# Downtown Columbus Cats



## jonboatjim (Mar 25, 2009)

Hello all. Well, I've been trying my luck downtown where the Scioto and Olentangy come together. I have a little 10' jon I put in at the lower Olentangy boat launch. Its a bit of an obstacle course to get out there but finally found a good route not to beat up the prop. I was out Thursday night 4/9 and last night 4/11. I caught 1 channel cat each night so I guess I didn't get skunked. The first was about a 4 pounder and the one last night was maybe a pound. Had plenty of bites. I guess I'm just a little rusty on setting the hook. Also , I'm new to catfishing from a boat. The wind was a little strong and was blowing the boat pretty good making hard to tell if I was getting bites. There is a little bit of a hole just south of where the rivers come together. The main area where the rivers come together is about 5 - 8 feet and where I was fishing was about 20 feet. 

I guess I'm looking for some tips on fishing from the boat. I have rod holders mounted and use the typical catfish setup. Abu baitcasters on med-hvy rods.

Should I be fishing the shallower waters at night?

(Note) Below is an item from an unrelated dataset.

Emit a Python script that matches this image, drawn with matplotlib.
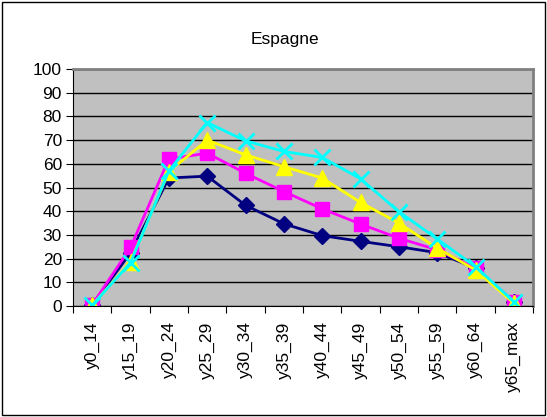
import matplotlib.pyplot as plt
from matplotlib.patches import Rectangle

plt.rcParams['font.family'] = ['Liberation Sans', 'DejaVu Sans']

categories = ['y0_14', 'y15_19', 'y20_24', 'y25_29', 'y30_34', 'y35_39',
              'y40_44', 'y45_49', 'y50_54', 'y55_59', 'y60_64', 'y65_max']
navy = [0.5, 22.5, 54, 54.8, 42.5, 34.7, 29.7, 27.3, 25, 22.5, 16, 1.8]
pink = [0.5, 24.7, 62, 64.5, 56, 48.3, 41, 34.6, 28.6, 23.7, 16, 1.8]
yellow = [0.3, 18.7, 56.7, 70, 63.8, 58.8, 54, 43.7, 35, 24.4, 15.2, 1.2]
cyan = [0.3, 18.3, 57, 77.4, 69.7, 65.2, 62.7, 53.7, 39.8, 28.3, 16.6, 1.8]

fig = plt.figure(figsize=(5.47, 4.17), dpi=100)
ax = fig.add_axes([0.1335, 0.2662, 0.8409, 0.5683])
ax.set_facecolor('#C0C0C0')

x = list(range(len(categories)))
ax.plot(x, navy, color='#000080', marker='D', ms=8, lw=2)
ax.plot(x, pink, color='#FF00FF', marker='s', ms=10, lw=2)
ax.plot(x, yellow, color='#FFFF00', marker='^', ms=11, lw=2)
ax.plot(x, cyan, color='#00FFFF', marker='x', ms=11, mew=2, lw=2)

ax.set_xlim(-0.5, len(categories) - 0.5)
ax.set_ylim(0, 100)
ax.set_yticks(range(0, 101, 10))
ax.set_xticks([i - 0.5 for i in range(len(categories) + 1)], minor=False)
ax.set_xticklabels([])
ax.set_xticks(x, minor=True)
ax.set_xticklabels(categories, minor=True, rotation=90, fontsize=12.5)
ax.tick_params(axis='x', which='minor', length=0, pad=11)
ax.tick_params(axis='x', which='major', length=5, direction='out', color='black')
ax.tick_params(axis='y', length=5, direction='out', labelsize=12.5, pad=3)
ax.yaxis.grid(True, color='black', lw=1)
ax.set_axisbelow(True)
for s in ['top', 'right']:
    ax.spines[s].set_color('#808080')
    ax.spines[s].set_linewidth(2)
ax.spines['left'].set_color('black')
ax.spines['bottom'].set_color('black')

fig.text(0.521, 0.905, 'Espagne', ha='center', va='center', fontsize=12.5)
fig.patches.append(Rectangle((0.004, 0.004), 0.992, 0.992, transform=fig.transFigure,
                             fill=False, ec='black', lw=1))

fig.savefig('out.png', dpi=100)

What is the best way to anchor so the boat is not blowing back and forth?
2 Anchors?

Thanks, 
Jim


----------



## Steelwolve (Apr 18, 2006)

Hows it going Jim and welcome to the site. The area your speaking of, all though it looks like a great area I have also had very little success down there and to be honest I probably wont try it again. I cant figure out why I cant get them in that area, it may just have been that they weren't hungry everytime I was there but after my last bad night there I vowed to not go back. So if you do pull some nice ones out let us know.
The stretch of the Scioto just above that area I have done great in, you can pull down under the 670 bridge near grandview ave, and put in a boat of your size. (PS not sure about the legality of launching there but I have never had a problem and have had cops drive right by as I was launching so I THINK its ok) As for the anchoring issue, yea 2 anchors is the way to go, I pull up to a spot and drop my front anchor then let the wind or current blow the boat till i get out 10 or so extra feet of rope out then drop the back one. In heavy wind when you still cant tell, I will usually just hold one pole with the line under my finger. 
The shallows with cover are my favorite place to look for em, and I also fish riffles with good results. Good luck!


----------



## jonboatjim (Mar 25, 2009)

Thanks for the reply Steelwolve. You would think by the looks of the area it would be prime.. I'm not giving up yet though. Maybe I will try a different spot in the general area.I kind of thought thats what I would need to do with the anchor.

Thanks Again,
Jim


----------